::: DATA IN THIS EXERCISE

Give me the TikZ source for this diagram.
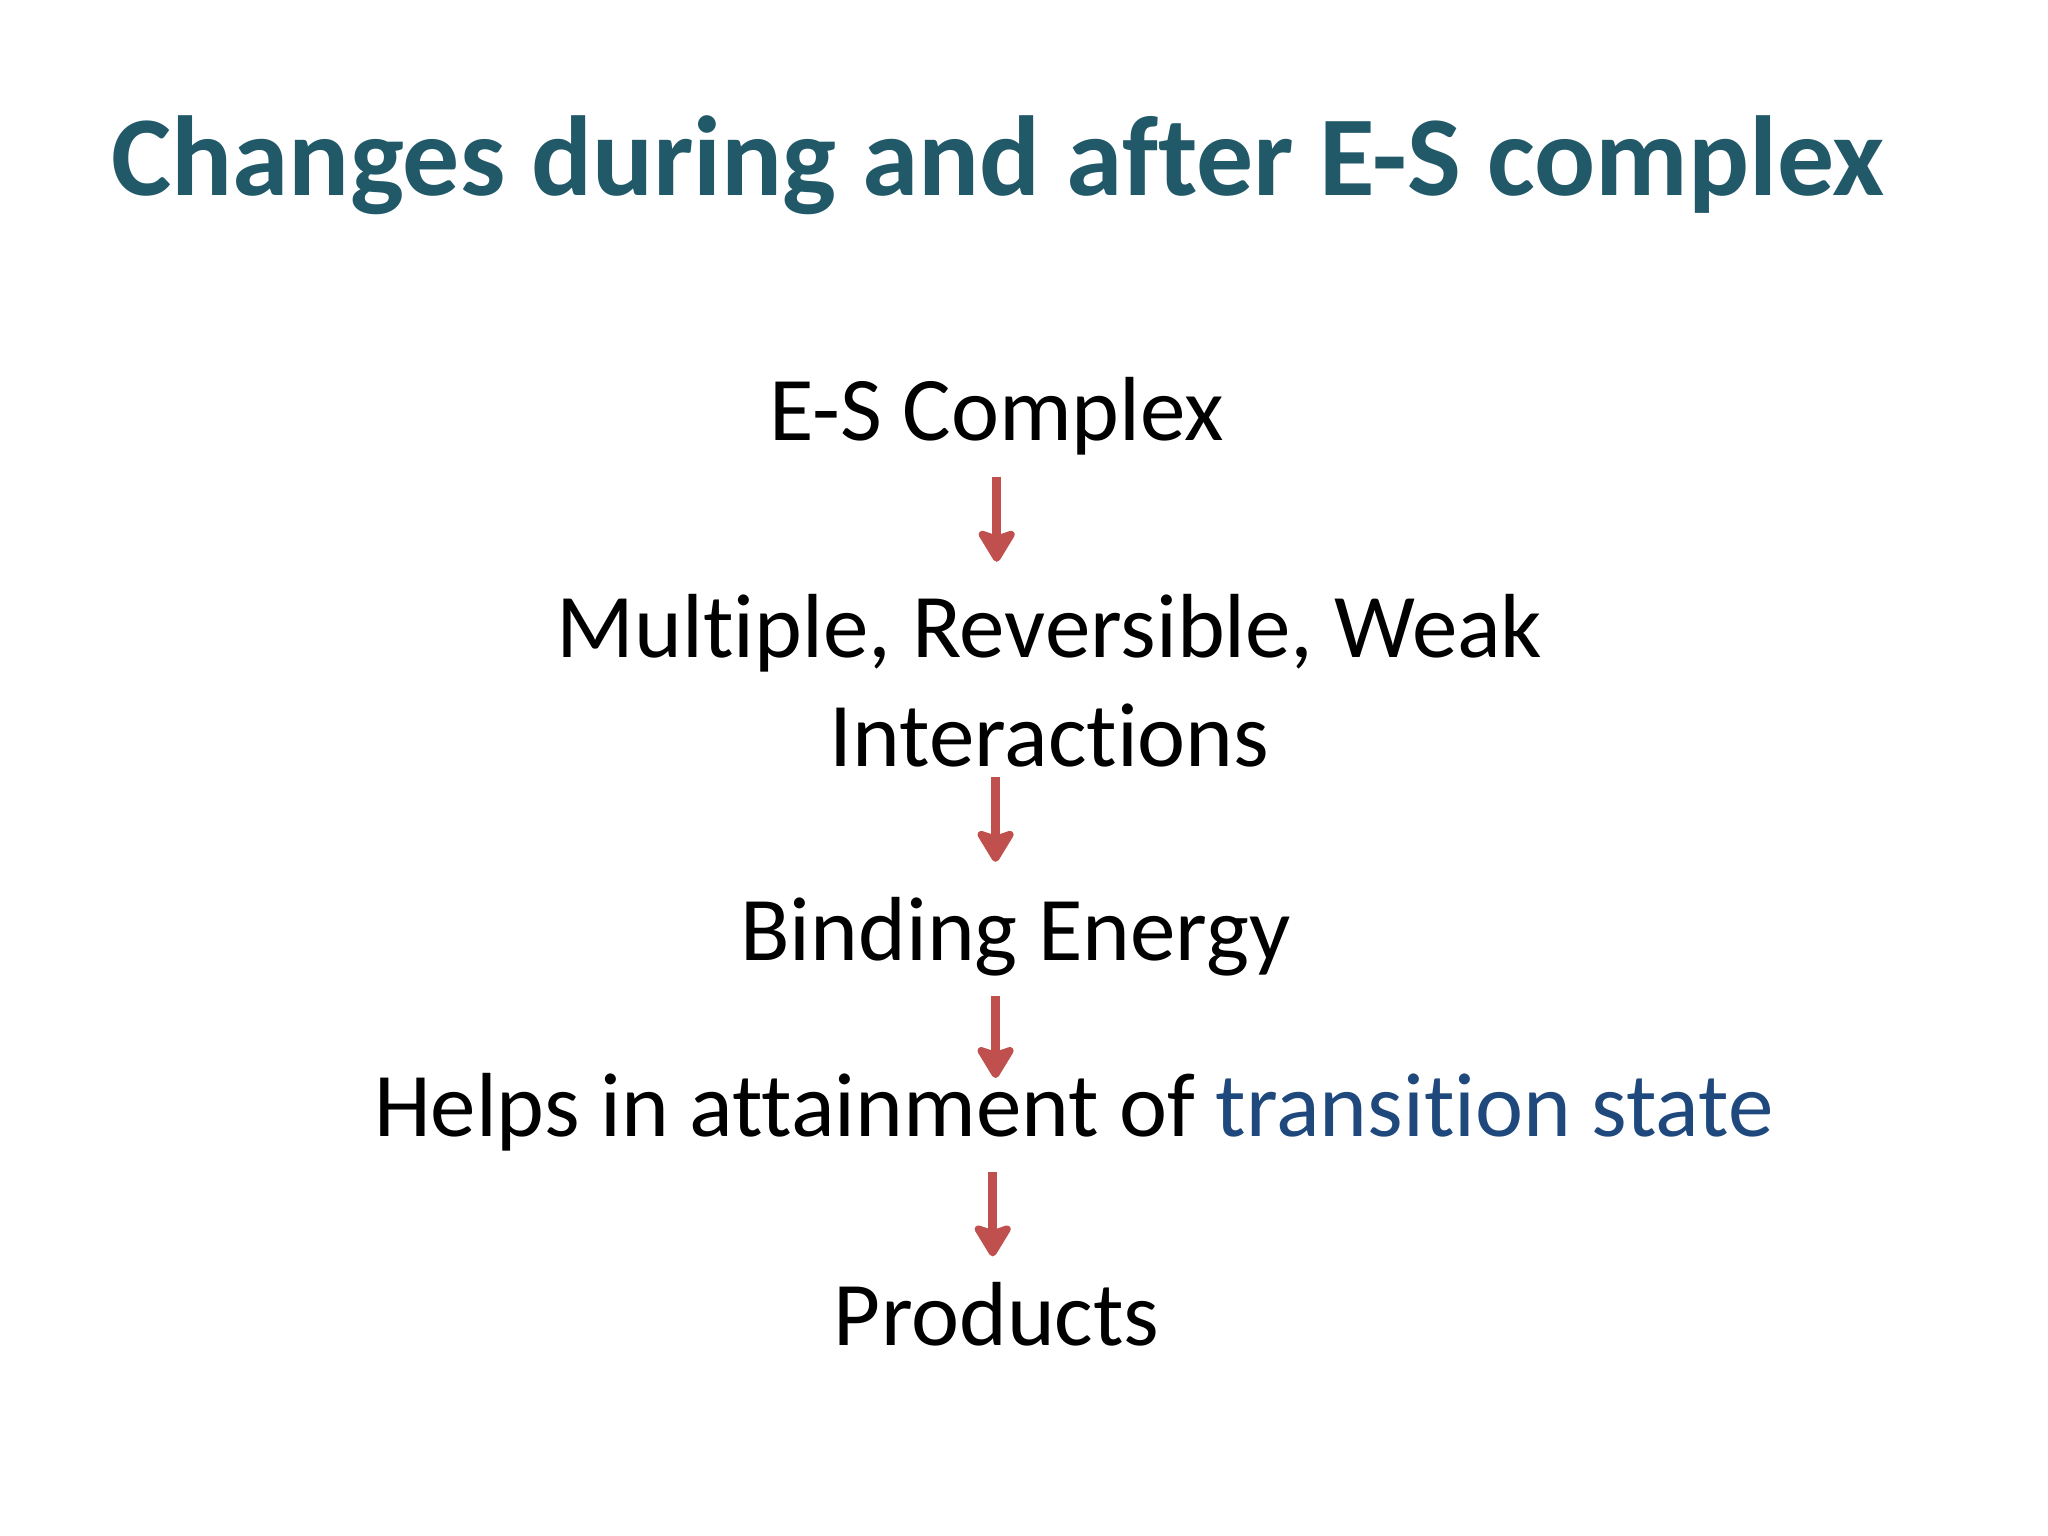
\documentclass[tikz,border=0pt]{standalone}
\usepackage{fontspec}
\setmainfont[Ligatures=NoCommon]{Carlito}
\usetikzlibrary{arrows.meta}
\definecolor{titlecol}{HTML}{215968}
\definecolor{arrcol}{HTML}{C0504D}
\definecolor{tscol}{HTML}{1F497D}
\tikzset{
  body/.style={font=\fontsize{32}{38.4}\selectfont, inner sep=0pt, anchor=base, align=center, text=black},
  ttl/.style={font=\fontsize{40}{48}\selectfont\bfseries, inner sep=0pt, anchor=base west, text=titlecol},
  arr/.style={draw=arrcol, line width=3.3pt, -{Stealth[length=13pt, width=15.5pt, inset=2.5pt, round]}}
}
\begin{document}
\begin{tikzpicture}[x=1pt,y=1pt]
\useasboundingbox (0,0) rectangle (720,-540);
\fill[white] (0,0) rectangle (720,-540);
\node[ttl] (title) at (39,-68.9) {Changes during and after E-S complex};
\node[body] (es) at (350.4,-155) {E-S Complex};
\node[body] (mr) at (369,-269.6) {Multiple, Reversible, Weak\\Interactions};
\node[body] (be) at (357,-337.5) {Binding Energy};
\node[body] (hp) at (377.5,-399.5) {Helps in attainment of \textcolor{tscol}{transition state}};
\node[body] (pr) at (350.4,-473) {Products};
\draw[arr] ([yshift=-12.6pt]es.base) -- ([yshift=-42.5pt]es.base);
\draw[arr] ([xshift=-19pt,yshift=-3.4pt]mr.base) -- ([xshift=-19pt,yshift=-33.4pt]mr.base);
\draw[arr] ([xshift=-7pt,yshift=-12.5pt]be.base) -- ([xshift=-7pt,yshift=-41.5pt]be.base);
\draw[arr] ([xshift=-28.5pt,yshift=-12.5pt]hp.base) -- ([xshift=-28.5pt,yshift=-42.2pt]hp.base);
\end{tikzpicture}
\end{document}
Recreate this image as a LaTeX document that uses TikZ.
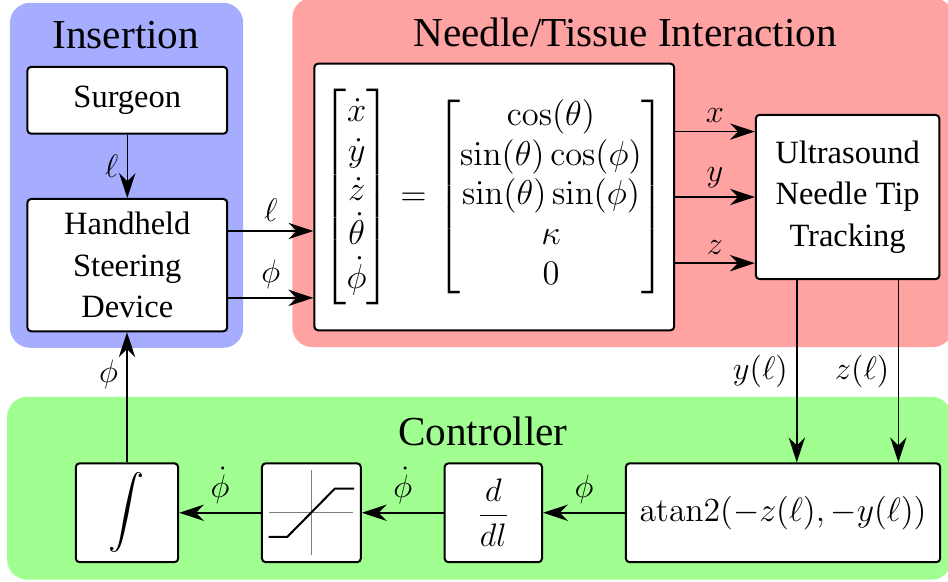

::::::

### TASK PROMPT
Every entry above is to be set down exactly; the pictures are to be left out.

### RESPONSE BELOW
Give me the TikZ source for this diagram.
\documentclass[tikz,border=0pt]{standalone}
\usepackage{fontspec}
\setmainfont[Ligatures=NoCommon]{Carlito}
\usetikzlibrary{arrows.meta}
\definecolor{titlecol}{HTML}{215968}
\definecolor{arrcol}{HTML}{C0504D}
\definecolor{tscol}{HTML}{1F497D}
\tikzset{
  body/.style={font=\fontsize{32}{38.4}\selectfont, inner sep=0pt, anchor=base, align=center, text=black},
  ttl/.style={font=\fontsize{40}{48}\selectfont\bfseries, inner sep=0pt, anchor=base west, text=titlecol},
  arr/.style={draw=arrcol, line width=3.3pt, -{Stealth[length=13pt, width=15.5pt, inset=2.5pt, round]}}
}
\begin{document}
\begin{tikzpicture}[x=1pt,y=1pt]
\useasboundingbox (0,0) rectangle (720,-540);
\fill[white] (0,0) rectangle (720,-540);
\node[ttl] (title) at (39,-68.9) {Changes during and after E-S complex};
\node[body] (es) at (350.4,-155) {E-S Complex};
\node[body] (mr) at (369,-269.6) {Multiple, Reversible, Weak\\Interactions};
\node[body] (be) at (357,-337.5) {Binding Energy};
\node[body] (hp) at (377.5,-399.5) {Helps in attainment of \textcolor{tscol}{transition state}};
\node[body] (pr) at (350.4,-473) {Products};
\draw[arr] ([yshift=-12.6pt]es.base) -- ([yshift=-42.5pt]es.base);
\draw[arr] ([xshift=-19pt,yshift=-3.4pt]mr.base) -- ([xshift=-19pt,yshift=-33.4pt]mr.base);
\draw[arr] ([xshift=-7pt,yshift=-12.5pt]be.base) -- ([xshift=-7pt,yshift=-41.5pt]be.base);
\draw[arr] ([xshift=-28.5pt,yshift=-12.5pt]hp.base) -- ([xshift=-28.5pt,yshift=-42.2pt]hp.base);
\end{tikzpicture}
\end{document}
Recreate this image as a LaTeX document that uses TikZ.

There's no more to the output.